* Written problem *
Copy from the first line below down to and including the line with "cx, cy = 333.4, H - 160.2". Skip the pictures.

### Data segment

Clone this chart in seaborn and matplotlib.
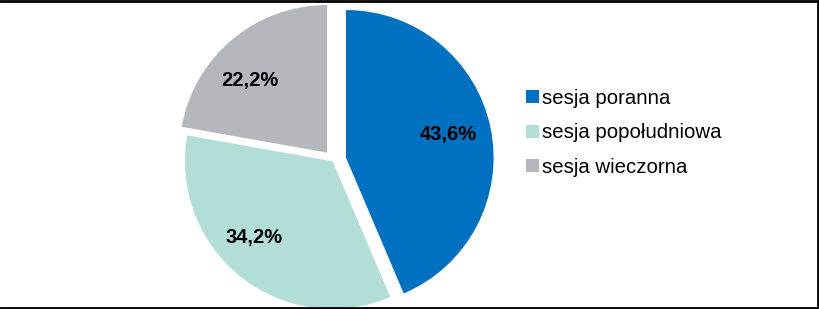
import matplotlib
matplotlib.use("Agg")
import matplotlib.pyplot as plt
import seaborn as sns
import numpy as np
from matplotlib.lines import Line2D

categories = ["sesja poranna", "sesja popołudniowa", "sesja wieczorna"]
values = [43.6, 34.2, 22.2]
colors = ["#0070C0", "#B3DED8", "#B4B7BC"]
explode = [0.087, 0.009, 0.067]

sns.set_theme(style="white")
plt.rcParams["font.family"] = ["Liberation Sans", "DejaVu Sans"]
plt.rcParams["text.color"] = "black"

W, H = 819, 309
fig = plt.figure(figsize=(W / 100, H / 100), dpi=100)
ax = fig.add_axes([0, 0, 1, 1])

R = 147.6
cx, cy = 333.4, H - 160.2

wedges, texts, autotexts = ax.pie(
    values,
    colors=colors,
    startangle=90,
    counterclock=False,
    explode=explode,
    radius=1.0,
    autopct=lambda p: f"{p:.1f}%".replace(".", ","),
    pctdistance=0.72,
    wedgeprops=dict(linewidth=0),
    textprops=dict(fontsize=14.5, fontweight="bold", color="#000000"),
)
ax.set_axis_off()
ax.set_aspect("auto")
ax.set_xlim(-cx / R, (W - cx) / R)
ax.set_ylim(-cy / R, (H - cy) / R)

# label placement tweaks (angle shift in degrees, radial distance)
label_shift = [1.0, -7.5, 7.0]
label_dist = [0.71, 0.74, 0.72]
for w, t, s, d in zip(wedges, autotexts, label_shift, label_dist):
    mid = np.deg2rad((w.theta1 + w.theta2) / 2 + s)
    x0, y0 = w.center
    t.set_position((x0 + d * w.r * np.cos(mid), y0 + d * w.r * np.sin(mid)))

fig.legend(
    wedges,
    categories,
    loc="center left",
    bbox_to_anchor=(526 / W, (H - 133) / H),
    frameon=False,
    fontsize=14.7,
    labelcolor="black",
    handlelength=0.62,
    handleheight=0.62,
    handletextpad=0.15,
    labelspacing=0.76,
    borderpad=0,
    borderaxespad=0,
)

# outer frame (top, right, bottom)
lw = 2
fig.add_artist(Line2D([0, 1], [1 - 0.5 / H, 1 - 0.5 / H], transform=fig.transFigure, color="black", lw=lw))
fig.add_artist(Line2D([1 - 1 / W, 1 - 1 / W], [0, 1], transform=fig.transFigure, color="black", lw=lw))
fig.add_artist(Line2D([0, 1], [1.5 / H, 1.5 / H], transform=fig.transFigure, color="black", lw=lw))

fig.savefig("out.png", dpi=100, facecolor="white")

######

* Answer to this task *
Clone this chart in seaborn and matplotlib.
import matplotlib
matplotlib.use("Agg")
import matplotlib.pyplot as plt
import seaborn as sns
import numpy as np
from matplotlib.lines import Line2D

categories = ["sesja poranna", "sesja popołudniowa", "sesja wieczorna"]
values = [43.6, 34.2, 22.2]
colors = ["#0070C0", "#B3DED8", "#B4B7BC"]
explode = [0.087, 0.009, 0.067]

sns.set_theme(style="white")
plt.rcParams["font.family"] = ["Liberation Sans", "DejaVu Sans"]
plt.rcParams["text.color"] = "black"

W, H = 819, 309
fig = plt.figure(figsize=(W / 100, H / 100), dpi=100)
ax = fig.add_axes([0, 0, 1, 1])

R = 147.6
cx, cy = 333.4, H - 160.2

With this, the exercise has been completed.